Ride day 14: Phong Nha to Khe Sanh
4 June 2016
After five great days in Phong Nha, it’s time to hit the road and head south. We’ve opted to take the in land route to take us close to the Laos border for the day. A quick breakfast at our hotel, then on to the familiar road out of Phong Nha town and over the river for a short blast north to our turn off.
Fuel stop at the petrol station to get both bikes brim full, and then a short ride out of town for the turn off towards dark cave (retracing our ride from a few days earlier). We pass down the relatively busy country road past the Dark cave complex and the neighbouring Eco park, and continue down the road past the entrance to Paradise cave. We very quickly reach the cross roads that a few days earlier we’d taken the left hand turn back towards Phong Nha on the rough and ready back road. Heading straight over at the cross roads and across the bridge sees us on the way south again through Phong Nha Ke Ban.
The road is just a bit wider than a single track lane, and made of concrete with very noticeable joins (aka gaps) every four or five metres. As we wind our way up the hill the views across the thick forest and mountains are spectacular. There is next to no shade as we ride along and as I am about to pull to a stop under the smallest amount of shade near top of the first hill, a small wild cat runs across the road about 20 metres in front of me. Amazing sight!
As we continue along the road, we pass a small dirt track towards the top of a hill. A few motorbikes are parked up in a cage under the trees. The map shows a small village, but it is nowhere to be seen, so we continue on assuming it is somewhere down the track in the thick forest.
The first vehicle of the day to pass us on this very remote road is another westerner on a bright green super Moto. The first big bike we’ve seen in Vietnam, and he tears past with front wheel in the air. Gives a big thumbs up once he has past.
The road continues to wind through hills and valleys, often at 10% gradients with unbelievable views out to the Laos border region. There have been a number of relatively large stand alone houses with a few men in uniforms outside at the roadside guard posts. Thankfully all the road barriers have been up so we have been able to continue up the road. The water supplies we’ve brought with us are now exceptionally warm, and all the small villages shown on maps have failed to appear. We take a break under some trees to drink the can of 7up that had been in the cool bag. It’s also exceptionally hot, but the sugar hit is good. We’re both starting get hungry, so hoping to find a village soon with some shops or an eating place. After getting our heads down and riding another 30km or so, we reach a wide canyon at the top of a valley. The road appears to continue down to the right and in towards a small village, but – on the left hand side is a very precarious looking cable bridge across the canyon. We check it out, then decide to take a ride across. The view down through the mesh bridge is mind blowing, and a great experience to ride across.

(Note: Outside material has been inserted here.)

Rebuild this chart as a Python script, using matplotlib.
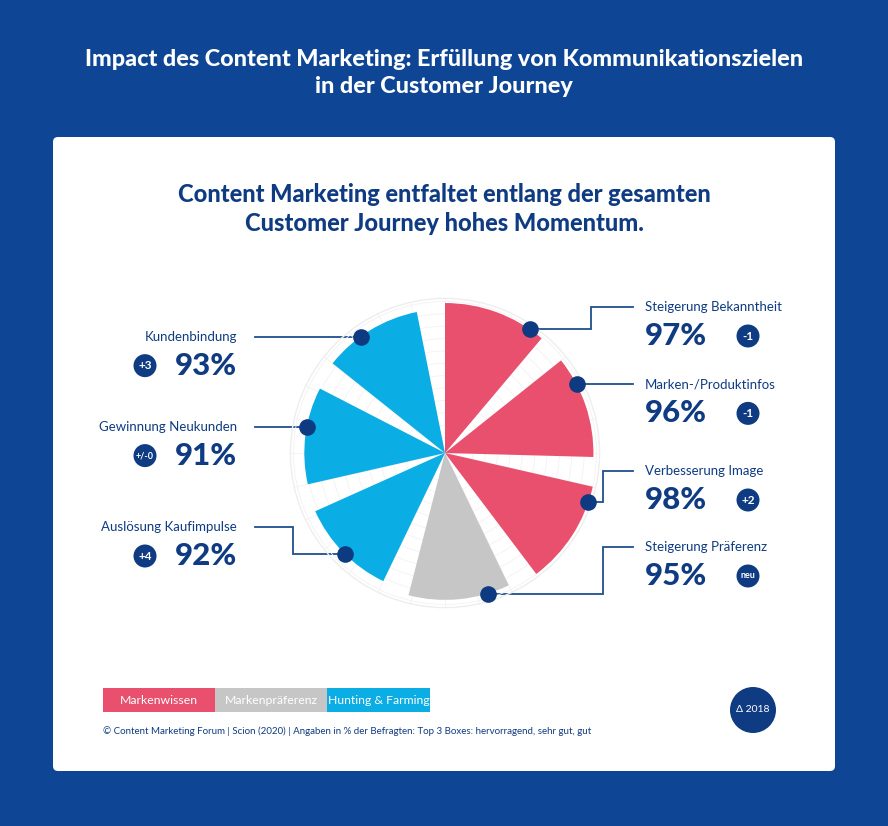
import numpy as np
import matplotlib
matplotlib.use("Agg")
import matplotlib.pyplot as plt
from matplotlib.patches import FancyBboxPatch, Rectangle, Circle

# ---------------- data ----------------
names = ["Steigerung Bekanntheit", "Marken-/Produktinfos", "Verbesserung Image",
         "Steigerung Präferenz", "Auslösung Kaufimpulse", "Gewinnung Neukunden",
         "Kundenbindung"]
values = [97, 96, 98, 95, 92, 91, 93]
changes = ["-1", "-1", "+2", "neu", "+4", "+/-0", "+3"]
groups = [0, 0, 0, 1, 2, 2, 2]
group_names = ["Markenwissen", "Markenpräferenz", "Hunting & Farming"]

title = "Impact des Content Marketing: Erfüllung von Kommunikationszielen\nin der Customer Journey"
subtitle = "Content Marketing entfaltet entlang der gesamten\nCustomer Journey hohes Momentum."
footer = ("© Content Marketing Forum | Scion (2020) | Angaben in % der Befragten: "
          "Top 3 Boxes: hervorragend, sehr gut, gut")
delta_label = "Δ 2018"

# ---------------- style / layout ----------------
W, H = 888, 826
BG = "#0E4595"
NAVY = "#0F3B82"
DOT = "#0D3A80"
group_colors = ["#E9506D", "#C6C6C6", "#0AADE4"]
FONT = ["Lato", "DejaVu Sans"]
plt.rcParams["font.family"] = FONT

cx, cy, R = 445, 453, 154.6           # pie centre and radius (px) for 100 %
seg_frac = 0.78                         # angular fill of each slot
dot_frac = [0.86, 0.275, 0.15, 0.22, 0.475, 0.59, 0.385]
name_y = [307, None, 471, 547, 527, None, None]   # None -> straight leader line
elbow_x = [591, None, 603, 603, 293, None, None]
side = [1, 1, 1, 1, -1, -1, -1]

fig = plt.figure(figsize=(W / 100, H / 100), dpi=100)
fig.patch.set_facecolor(BG)

bg = fig.add_axes([0, 0, 1, 1])
bg.set_xlim(0, W)
bg.set_ylim(H, 0)
bg.axis("off")
bg.patch.set_alpha(0)

# card
bg.add_patch(FancyBboxPatch((53, 137), 782, 634, boxstyle="round,pad=0,rounding_size=5",
                            fc="white", ec="none", zorder=1))

bg.text(W / 2, 73, title, color="white", fontsize=16.8, fontweight="black",
        ha="center", va="center", linespacing=1.38, zorder=3)
bg.text(W / 2, 209, subtitle, color=NAVY, fontsize=17, fontweight="black",
        ha="center", va="center", linespacing=1.3, zorder=3)

# polar chart
pax = fig.add_axes([(cx - R) / W, 1 - (cy + R) / H, 2 * R / W, 2 * R / H],
                   projection="polar")
pax.set_theta_zero_location("N")
pax.set_theta_direction(-1)
pax.set_ylim(0, 100)
pax.patch.set_alpha(0)
n = len(values)
slot = 2 * np.pi / n
theta = np.arange(n) * slot
pax.bar(theta, values, width=slot * seg_frac, align="edge",
        color=[group_colors[g] for g in groups], edgecolor="none", zorder=3)
pax.set_rgrids(np.arange(10, 100, 8), labels=[])
pax.set_thetagrids(np.arange(0, 360, 360 / 28), labels=[])
pax.grid(color="#F2F2F2", lw=0.6)
pax.spines["polar"].set_color("#EEEEEE")
pax.spines["polar"].set_linewidth(1.0)

dot_theta = theta + np.array(dot_frac) * slot * seg_frac
pax.scatter(dot_theta, values, s=120, color=DOT, zorder=5, clip_on=False)

# leader lines + labels
to_bg = bg.transData.inverted()
for i in range(n):
    px, py = to_bg.transform(pax.transData.transform((dot_theta[i], values[i])))
    ly = name_y[i] if name_y[i] is not None else py
    ex = elbow_x[i] if elbow_x[i] is not None else px
    if side[i] > 0:
        end_x = 633
        tx, ha = 645, "left"
        bx = 748
    else:
        end_x = 255
        tx, ha = 237, "right"
        bx = 145
    bg.plot([px, ex, ex, end_x], [py, py, ly, ly],
            color="#1F4E8F", lw=1.3, zorder=2, solid_joinstyle="miter")
    bg.text(tx, ly, names[i], color=NAVY, fontsize=9.5, ha=ha, va="center", zorder=3)
    bg.text(tx, ly + 29, f"{values[i]}%", color=NAVY, fontsize=22.5, fontweight="black",
            ha=ha, va="center", zorder=3)
    bg.add_patch(Circle((bx, ly + 29), 11.5, fc=NAVY, ec="none", zorder=3))
    bg.text(bx, ly + 29, changes[i], color="white",
            fontsize=8.5 if len(changes[i]) < 3 else 6.5, fontweight="bold",
            ha="center", va="center", zorder=4)

# legend boxes
lx = [103, 215, 327]
lw_ = [112, 112, 103]
for k, gname in enumerate(group_names):
    bg.add_patch(Rectangle((lx[k], 688), lw_[k], 24, fc=group_colors[k], ec="none", zorder=2))
    bg.text(lx[k] + lw_[k] / 2, 700, gname, color="white", fontsize=8.8,
            ha="center", va="center", zorder=3)

bg.text(103, 731, footer, color=NAVY, fontsize=7.0, ha="left", va="center", zorder=3)

bg.add_patch(Circle((753, 710), 23, fc=NAVY, ec="none", zorder=2))
bg.text(753, 710, delta_label, color="white", fontsize=7.5, ha="center", va="center", zorder=3)

fig.savefig("out.png", dpi=100, facecolor=BG)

As we descend to the foot of the valley, the village doesn’t appear to have any shops or restaurants. Some very friendly local kids waving and saying hello, and the start of a small petrol station being built.

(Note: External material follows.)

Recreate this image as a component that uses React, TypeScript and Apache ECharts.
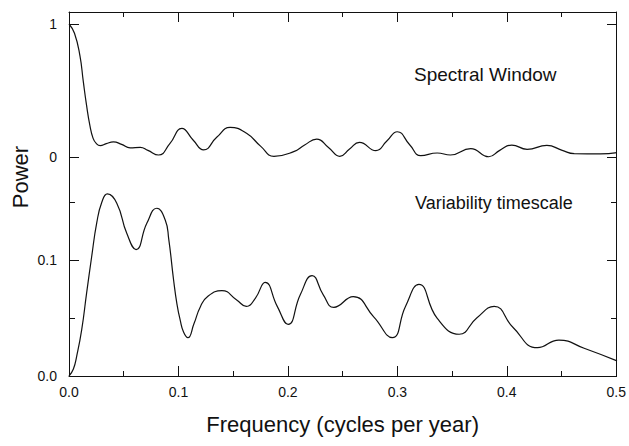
import React, { useEffect, useRef } from "react";
import * as echarts from "echarts";

// Spectral window: [frequency (cycles/yr), power]
const spectralFreq = [0, 0.005, 0.01, 0.013, 0.016, 0.019, 0.022, 0.025, 0.0285, 0.034, 0.0405, 0.048, 0.0558, 0.065, 0.072, 0.0817, 0.092, 0.103, 0.113, 0.1228, 0.135, 0.147, 0.162, 0.175, 0.187, 0.205, 0.215, 0.226, 0.237, 0.247, 0.256, 0.265, 0.28, 0.29, 0.2995, 0.311, 0.321, 0.336, 0.348, 0.3665, 0.383, 0.393, 0.404, 0.418, 0.436, 0.45, 0.461, 0.485, 0.5];
const spectralPower = [1.0, 0.93, 0.76, 0.57, 0.39, 0.24, 0.14, 0.1, 0.085, 0.1, 0.113, 0.095, 0.068, 0.073, 0.05, 0.015, 0.1, 0.215, 0.13, 0.053, 0.15, 0.223, 0.178, 0.08, 0.005, 0.04, 0.09, 0.135, 0.07, 0.005, 0.06, 0.11, 0.048, 0.12, 0.19, 0.09, 0.01, 0.03, 0.015, 0.063, 0.002, 0.05, 0.09, 0.058, 0.087, 0.05, 0.025, 0.024, 0.033];

// Variability timescale
const varFreq = [0, 0.004, 0.007, 0.0116, 0.016, 0.0207, 0.0253, 0.03, 0.035, 0.0436, 0.0527, 0.0612, 0.071, 0.0801, 0.0878, 0.091, 0.0954, 0.0985, 0.1015, 0.1045, 0.1085, 0.114, 0.12, 0.127, 0.1395, 0.153, 0.1618, 0.17, 0.179, 0.19, 0.2, 0.211, 0.2218, 0.232, 0.2416, 0.2593, 0.278, 0.295, 0.307, 0.3193, 0.336, 0.356, 0.372, 0.388, 0.405, 0.4275, 0.447, 0.47, 0.5];
const varPower = [0, 0.006, 0.017, 0.04, 0.071, 0.103, 0.132, 0.15, 0.157, 0.149, 0.123, 0.109, 0.1316, 0.1446, 0.1345, 0.118, 0.083, 0.062, 0.048, 0.038, 0.033, 0.045, 0.06, 0.069, 0.0736, 0.0655, 0.06, 0.067, 0.0807, 0.06, 0.0445, 0.07, 0.0865, 0.07, 0.0592, 0.0684, 0.051, 0.033, 0.06, 0.079, 0.0497, 0.036, 0.05, 0.06, 0.042, 0.0244, 0.031, 0.0239, 0.013];

const xTickLabels = ["0.0", "0.1", "0.2", "0.3", "0.4", "0.5"];
const topMajor = [0, 1];
const bottomMajor = [0, 0.1];
const bottomMinor = [0.05, 0.15];

const FONT = "'Liberation Sans', Arial, Helvetica, sans-serif";
const INK = "#111";

export default function App() {
  const ref = useRef<HTMLDivElement>(null);
  useEffect(() => {
    if (!ref.current) return;
    const chart = echarts.init(ref.current, undefined, { renderer: "svg" });
    const lineStyle = { color: INK, width: 1 };
    const frameX = (pos: string, labels: boolean) => ({
      type: "value",
      gridIndex: 0,
      position: pos,
      min: 0,
      max: 0.5,
      interval: 0.1,
      axisLine: { show: true, onZero: false, lineStyle },
      axisTick: { show: true, inside: true, length: 10, lineStyle },
      minorTick: { show: true, splitNumber: 2, length: 5, lineStyle },
      splitLine: { show: false },
      axisLabel: {
        show: labels,
        margin: 9,
        fontSize: 14,
        fontFamily: FONT,
        color: INK,
        formatter: (v: number) => xTickLabels[Math.round(v * 10)] ?? "",
      },
      ...(labels
        ? {
            name: "Frequency (cycles per year)",
            nameLocation: "middle",
            nameGap: 37,
            nameTextStyle: { fontSize: 22, fontFamily: FONT, color: INK },
          }
        : {}),
    });
    const hiddenX = (g: number) => ({ type: "value", gridIndex: g, min: 0, max: 0.5, show: false });
    const yAx = (g: number, pos: string, min: number, max: number, ticks: number[], len: number, labels: boolean, fmt?: (v: number) => string) => ({
      type: "value",
      gridIndex: g,
      position: pos,
      min,
      max,
      axisLine: { show: false },
      splitLine: { show: false },
      axisTick: { show: true, inside: true, length: len, customValues: ticks, lineStyle },
      axisLabel: {
        show: labels,
        customValues: ticks,
        margin: 12,
        fontSize: 14,
        fontFamily: FONT,
        color: INK,
        formatter: fmt,
      },
    });
    const frameY = (pos: string) => ({
      type: "value",
      gridIndex: 0,
      position: pos,
      min: 0,
      max: 1,
      axisLine: { show: true, onZero: false, lineStyle },
      axisTick: { show: false },
      axisLabel: { show: false },
      splitLine: { show: false },
    });

    chart.setOption({
      animation: false,
      grid: [
        { left: 69, right: 12, top: 12, bottom: 70 },
        { left: 69, right: 12, top: 24, height: 133 },
        { left: 69, right: 12, top: 202, bottom: 70 },
      ],
      xAxis: [frameX("bottom", true), frameX("top", false), hiddenX(1), hiddenX(2)],
      yAxis: [
        frameY("left"),
        frameY("right"),
        yAx(1, "left", 0, 1, topMajor, 10, true, (v: number) => String(Math.round(v))),
        yAx(1, "right", 0, 1, topMajor, 10, false),
        yAx(2, "left", 0, 0.15, bottomMajor, 10, true, (v: number) => v.toFixed(1)),
        yAx(2, "left", 0, 0.15, bottomMinor, 6, false),
        yAx(2, "right", 0, 0.15, bottomMajor, 10, false),
        yAx(2, "right", 0, 0.15, bottomMinor, 6, false),
      ],
      series: [
        {
          type: "line",
          name: "Spectral Window",
          xAxisIndex: 2,
          yAxisIndex: 2,
          data: spectralFreq.map((f, i) => [f, spectralPower[i]]),
          smooth: 0.5,
          showSymbol: false,
          clip: false,
          lineStyle: { color: INK, width: 1.2 },
        },
        {
          type: "line",
          name: "Variability timescale",
          xAxisIndex: 3,
          yAxisIndex: 4,
          data: varFreq.map((f, i) => [f, varPower[i]]),
          smooth: 0.5,
          showSymbol: false,
          clip: false,
          lineStyle: { color: INK, width: 1.2 },
        },
      ],
      graphic: [
        {
          type: "text",
          left: 414,
          top: 65,
          style: { text: "Spectral Window", fontSize: 19, fontFamily: FONT, fill: INK },
        },
        {
          type: "text",
          left: 415,
          top: 194,
          style: { text: "Variability timescale", fontSize: 18, fontFamily: FONT, fill: INK },
        },
        {
          type: "text",
          x: 20,
          y: 177,
          rotation: Math.PI / 2,
          style: { text: "Power", fontSize: 22, fontFamily: FONT, fill: INK, align: "center", verticalAlign: "middle" },
        },
      ],
    });
    return () => chart.dispose();
  }, []);
  return <div ref={ref} style={{ position: "fixed", left: 0, top: 0, width: 629, height: 446, background: "#fff" }} />;
}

We stop at the side of the road near a small waterfall and I climb down to the water to cool down the remaining water we have. Water finished, we go further in search of food. At a small cross roads, we stop outside a small shack with tables inside. After wandering in, we find out that they are closed for food, but the teenage boy there lets us have two cokes and ice. The refreshment was excellent. We check the maps and aim for Khe Sanh to the south, parallel with the Laos border. The road climbs up considerably at this point. Still the sectioned concrete road, but wider open with the best views of the day. We encounter two solo western riders heading north, and wonder where they are aiming for, as it is much to far to reach Phong Nha by nightfall. A few stops to take photos of the magnificent views, and then keeping on down the road. Out of nowhere, we roll in to a small village. It seems like a market town with lots of different shops selling industrial equipment and supplies out the front. We pull up outside a small shop and are greeted by a very friendly local man on a motorbike and the shop owner. Whilst picking out crisps and cold iced tea drinks to satisfy our hunger, the local man chats away to us in perfect English. He later offers us a place to stay at his house and asks to have his picture taken with us.

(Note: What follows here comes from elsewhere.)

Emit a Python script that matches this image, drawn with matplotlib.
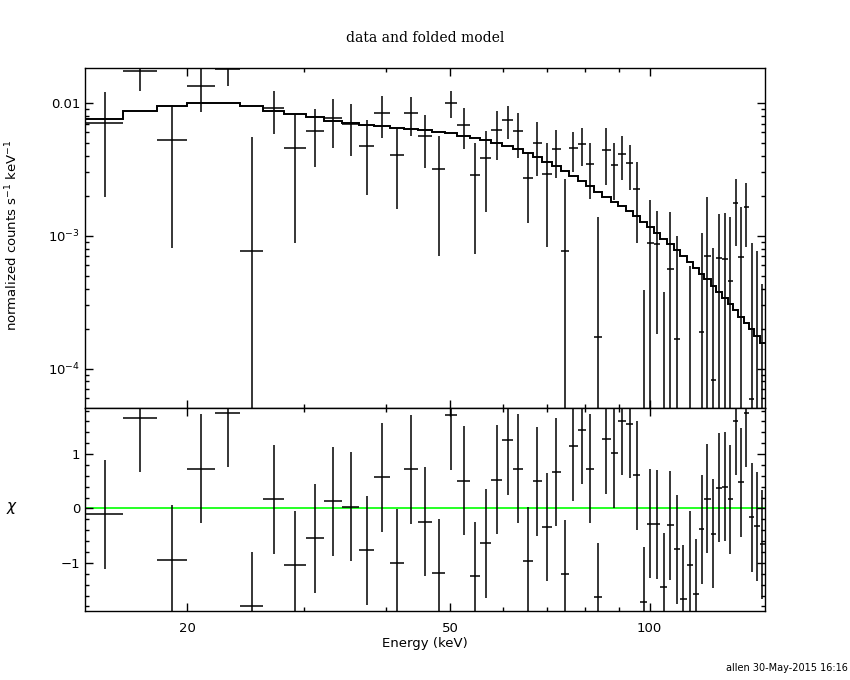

We opt to finish the ride in to Khe Sanh that afternoon and make a move down the road after finishing our crisps. The road continues to drop away in to the valley floor and the soil colour changes dramatically to a very deep red. As we drop in to the main junction at Khe Sanh, we’re relieved to see its a slightly larger town. We do a quick length of the town to check out what hotels there are, then settle on a guest house close to the centre. The owners are very friendly and proud to show us their new rooms, whilst a friend of theirs who teaches English in the local high school chats away to us. The room itself was large, clean, with air con, satellite TV and two double beds, all for $250,000VND. We check in and unload our bikes, parking them in the downstairs room of the guest house.
A quick shower up and a walk to the local shop for some supplies for the night. Food places had all pretty much closed up, so it was a night of snacks in hotel room watching TV.
All in all, a great days ride. Some of the most amazing scenery up near the Laos border. The first 180km we saw only 10 other vehicles on the road, no petrol (although a new station being built), next to no food or drink, the total distance we covered was 250km. So for anyone following this route, make sure your bike is mechanically sound, fuelled up, and have plenty of water and food on board.